##### STORED DATA

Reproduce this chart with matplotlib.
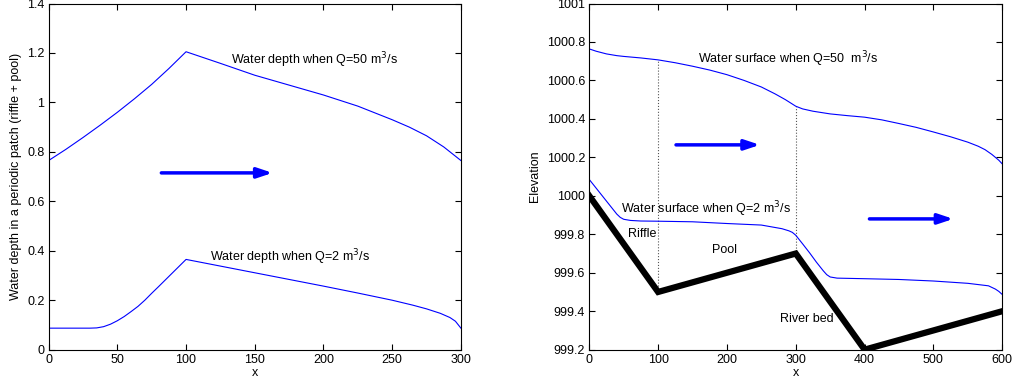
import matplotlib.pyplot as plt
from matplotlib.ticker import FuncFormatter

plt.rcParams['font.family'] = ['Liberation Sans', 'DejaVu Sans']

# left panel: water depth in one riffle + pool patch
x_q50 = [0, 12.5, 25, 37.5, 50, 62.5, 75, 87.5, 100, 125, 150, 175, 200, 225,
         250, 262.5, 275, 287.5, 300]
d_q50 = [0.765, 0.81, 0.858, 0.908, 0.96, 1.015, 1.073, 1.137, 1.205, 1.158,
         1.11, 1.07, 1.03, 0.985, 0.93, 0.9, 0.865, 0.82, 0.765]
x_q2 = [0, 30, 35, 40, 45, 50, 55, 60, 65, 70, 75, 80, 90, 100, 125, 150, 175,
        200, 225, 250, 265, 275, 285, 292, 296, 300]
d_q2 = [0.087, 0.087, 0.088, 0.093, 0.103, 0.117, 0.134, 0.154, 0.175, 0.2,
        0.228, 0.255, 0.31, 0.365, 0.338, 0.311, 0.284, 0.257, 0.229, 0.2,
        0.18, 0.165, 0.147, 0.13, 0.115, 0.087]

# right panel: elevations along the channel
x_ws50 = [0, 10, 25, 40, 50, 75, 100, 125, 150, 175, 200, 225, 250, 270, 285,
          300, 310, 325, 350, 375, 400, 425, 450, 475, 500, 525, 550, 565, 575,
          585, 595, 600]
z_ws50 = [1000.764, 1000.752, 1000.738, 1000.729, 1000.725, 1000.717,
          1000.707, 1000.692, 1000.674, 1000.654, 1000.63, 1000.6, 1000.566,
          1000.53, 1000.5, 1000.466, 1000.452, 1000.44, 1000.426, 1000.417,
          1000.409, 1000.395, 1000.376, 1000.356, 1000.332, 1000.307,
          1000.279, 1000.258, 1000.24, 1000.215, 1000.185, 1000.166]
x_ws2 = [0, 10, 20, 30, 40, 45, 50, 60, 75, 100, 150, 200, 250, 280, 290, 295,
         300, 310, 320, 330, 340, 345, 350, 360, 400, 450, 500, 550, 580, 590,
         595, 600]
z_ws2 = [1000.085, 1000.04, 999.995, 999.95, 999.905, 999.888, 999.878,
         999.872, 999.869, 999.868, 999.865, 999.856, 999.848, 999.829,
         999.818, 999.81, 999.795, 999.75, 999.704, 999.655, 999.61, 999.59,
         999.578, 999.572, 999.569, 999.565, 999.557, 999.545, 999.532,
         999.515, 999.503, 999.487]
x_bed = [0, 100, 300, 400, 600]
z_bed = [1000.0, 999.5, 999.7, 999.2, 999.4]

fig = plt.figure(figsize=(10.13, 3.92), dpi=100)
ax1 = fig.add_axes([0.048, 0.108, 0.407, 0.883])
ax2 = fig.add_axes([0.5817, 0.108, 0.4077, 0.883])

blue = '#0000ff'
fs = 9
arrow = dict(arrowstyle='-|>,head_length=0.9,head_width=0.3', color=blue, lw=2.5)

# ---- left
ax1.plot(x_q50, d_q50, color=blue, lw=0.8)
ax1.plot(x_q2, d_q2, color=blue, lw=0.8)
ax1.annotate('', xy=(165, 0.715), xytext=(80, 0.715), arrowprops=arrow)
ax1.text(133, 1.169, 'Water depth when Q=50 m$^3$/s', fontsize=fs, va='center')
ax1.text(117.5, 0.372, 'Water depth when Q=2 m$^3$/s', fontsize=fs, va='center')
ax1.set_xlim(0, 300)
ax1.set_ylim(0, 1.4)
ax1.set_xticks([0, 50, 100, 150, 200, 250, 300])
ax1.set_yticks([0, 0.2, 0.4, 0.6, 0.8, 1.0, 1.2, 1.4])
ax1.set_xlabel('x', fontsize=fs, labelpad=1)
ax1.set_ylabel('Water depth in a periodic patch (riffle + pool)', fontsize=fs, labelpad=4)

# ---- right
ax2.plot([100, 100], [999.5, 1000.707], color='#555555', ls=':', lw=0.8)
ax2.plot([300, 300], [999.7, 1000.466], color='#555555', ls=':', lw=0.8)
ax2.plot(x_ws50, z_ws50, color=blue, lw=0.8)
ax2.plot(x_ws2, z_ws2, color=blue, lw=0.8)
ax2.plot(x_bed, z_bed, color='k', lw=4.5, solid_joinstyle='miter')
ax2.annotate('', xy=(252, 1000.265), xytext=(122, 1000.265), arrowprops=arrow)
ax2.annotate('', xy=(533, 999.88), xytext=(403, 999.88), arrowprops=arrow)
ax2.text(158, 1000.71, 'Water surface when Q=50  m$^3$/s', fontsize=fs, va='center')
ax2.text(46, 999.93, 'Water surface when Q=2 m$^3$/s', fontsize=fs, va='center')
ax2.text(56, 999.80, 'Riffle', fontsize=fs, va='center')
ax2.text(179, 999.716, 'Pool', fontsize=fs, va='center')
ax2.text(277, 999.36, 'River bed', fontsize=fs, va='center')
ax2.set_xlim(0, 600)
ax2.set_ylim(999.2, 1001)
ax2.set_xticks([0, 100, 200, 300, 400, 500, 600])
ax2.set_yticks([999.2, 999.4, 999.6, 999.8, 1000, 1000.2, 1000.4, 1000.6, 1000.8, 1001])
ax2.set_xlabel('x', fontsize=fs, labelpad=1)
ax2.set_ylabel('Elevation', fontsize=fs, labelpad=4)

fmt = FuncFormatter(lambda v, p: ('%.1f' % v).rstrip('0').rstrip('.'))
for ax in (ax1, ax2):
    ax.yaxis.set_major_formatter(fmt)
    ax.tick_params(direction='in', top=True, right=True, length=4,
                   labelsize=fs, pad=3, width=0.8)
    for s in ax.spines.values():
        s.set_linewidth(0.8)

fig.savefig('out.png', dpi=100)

##########

INSTRUCTIONS FOR THE TASK
Your task is to reproduce all of the material exactly. The pictures stay out.

CORRECT ANSWER
Reproduce this chart with matplotlib.
import matplotlib.pyplot as plt
from matplotlib.ticker import FuncFormatter

plt.rcParams['font.family'] = ['Liberation Sans', 'DejaVu Sans']

# left panel: water depth in one riffle + pool patch
x_q50 = [0, 12.5, 25, 37.5, 50, 62.5, 75, 87.5, 100, 125, 150, 175, 200, 225,
         250, 262.5, 275, 287.5, 300]
d_q50 = [0.765, 0.81, 0.858, 0.908, 0.96, 1.015, 1.073, 1.137, 1.205, 1.158,
         1.11, 1.07, 1.03, 0.985, 0.93, 0.9, 0.865, 0.82, 0.765]
x_q2 = [0, 30, 35, 40, 45, 50, 55, 60, 65, 70, 75, 80, 90, 100, 125, 150, 175,
        200, 225, 250, 265, 275, 285, 292, 296, 300]
d_q2 = [0.087, 0.087, 0.088, 0.093, 0.103, 0.117, 0.134, 0.154, 0.175, 0.2,
        0.228, 0.255, 0.31, 0.365, 0.338, 0.311, 0.284, 0.257, 0.229, 0.2,
        0.18, 0.165, 0.147, 0.13, 0.115, 0.087]

# right panel: elevations along the channel
x_ws50 = [0, 10, 25, 40, 50, 75, 100, 125, 150, 175, 200, 225, 250, 270, 285,
          300, 310, 325, 350, 375, 400, 425, 450, 475, 500, 525, 550, 565, 575,
          585, 595, 600]
z_ws50 = [1000.764, 1000.752, 1000.738, 1000.729, 1000.725, 1000.717,
          1000.707, 1000.692, 1000.674, 1000.654, 1000.63, 1000.6, 1000.566,
          1000.53, 1000.5, 1000.466, 1000.452, 1000.44, 1000.426, 1000.417,
          1000.409, 1000.395, 1000.376, 1000.356, 1000.332, 1000.307,
          1000.279, 1000.258, 1000.24, 1000.215, 1000.185, 1000.166]
x_ws2 = [0, 10, 20, 30, 40, 45, 50, 60, 75, 100, 150, 200, 250, 280, 290, 295,
         300, 310, 320, 330, 340, 345, 350, 360, 400, 450, 500, 550, 580, 590,
         595, 600]
z_ws2 = [1000.085, 1000.04, 999.995, 999.95, 999.905, 999.888, 999.878,
         999.872, 999.869, 999.868, 999.865, 999.856, 999.848, 999.829,
         999.818, 999.81, 999.795, 999.75, 999.704, 999.655, 999.61, 999.59,
         999.578, 999.572, 999.569, 999.565, 999.557, 999.545, 999.532,
         999.515, 999.503, 999.487]
x_bed = [0, 100, 300, 400, 600]
z_bed = [1000.0, 999.5, 999.7, 999.2, 999.4]

fig = plt.figure(figsize=(10.13, 3.92), dpi=100)
ax1 = fig.add_axes([0.048, 0.108, 0.407, 0.883])
ax2 = fig.add_axes([0.5817, 0.108, 0.4077, 0.883])

blue = '#0000ff'
fs = 9
arrow = dict(arrowstyle='-|>,head_length=0.9,head_width=0.3', color=blue, lw=2.5)

# ---- left
ax1.plot(x_q50, d_q50, color=blue, lw=0.8)
ax1.plot(x_q2, d_q2, color=blue, lw=0.8)
ax1.annotate('', xy=(165, 0.715), xytext=(80, 0.715), arrowprops=arrow)
ax1.text(133, 1.169, 'Water depth when Q=50 m$^3$/s', fontsize=fs, va='center')
ax1.text(117.5, 0.372, 'Water depth when Q=2 m$^3$/s', fontsize=fs, va='center')
ax1.set_xlim(0, 300)
ax1.set_ylim(0, 1.4)
ax1.set_xticks([0, 50, 100, 150, 200, 250, 300])
ax1.set_yticks([0, 0.2, 0.4, 0.6, 0.8, 1.0, 1.2, 1.4])
ax1.set_xlabel('x', fontsize=fs, labelpad=1)
ax1.set_ylabel('Water depth in a periodic patch (riffle + pool)', fontsize=fs, labelpad=4)

# ---- right
ax2.plot([100, 100], [999.5, 1000.707], color='#555555', ls=':', lw=0.8)
ax2.plot([300, 300], [999.7, 1000.466], color='#555555', ls=':', lw=0.8)
ax2.plot(x_ws50, z_ws50, color=blue, lw=0.8)
ax2.plot(x_ws2, z_ws2, color=blue, lw=0.8)
ax2.plot(x_bed, z_bed, color='k', lw=4.5, solid_joinstyle='miter')
ax2.annotate('', xy=(252, 1000.265), xytext=(122, 1000.265), arrowprops=arrow)
ax2.annotate('', xy=(533, 999.88), xytext=(403, 999.88), arrowprops=arrow)
ax2.text(158, 1000.71, 'Water surface when Q=50  m$^3$/s', fontsize=fs, va='center')
ax2.text(46, 999.93, 'Water surface when Q=2 m$^3$/s', fontsize=fs, va='center')
ax2.text(56, 999.80, 'Riffle', fontsize=fs, va='center')
ax2.text(179, 999.716, 'Pool', fontsize=fs, va='center')
ax2.text(277, 999.36, 'River bed', fontsize=fs, va='center')
ax2.set_xlim(0, 600)
ax2.set_ylim(999.2, 1001)
ax2.set_xticks([0, 100, 200, 300, 400, 500, 600])
ax2.set_yticks([999.2, 999.4, 999.6, 999.8, 1000, 1000.2, 1000.4, 1000.6, 1000.8, 1001])
ax2.set_xlabel('x', fontsize=fs, labelpad=1)
ax2.set_ylabel('Elevation', fontsize=fs, labelpad=4)

fmt = FuncFormatter(lambda v, p: ('%.1f' % v).rstrip('0').rstrip('.'))
for ax in (ax1, ax2):
    ax.yaxis.set_major_formatter(fmt)
    ax.tick_params(direction='in', top=True, right=True, length=4,
                   labelsize=fs, pad=3, width=0.8)
    for s in ax.spines.values():
        s.set_linewidth(0.8)

fig.savefig('out.png', dpi=100)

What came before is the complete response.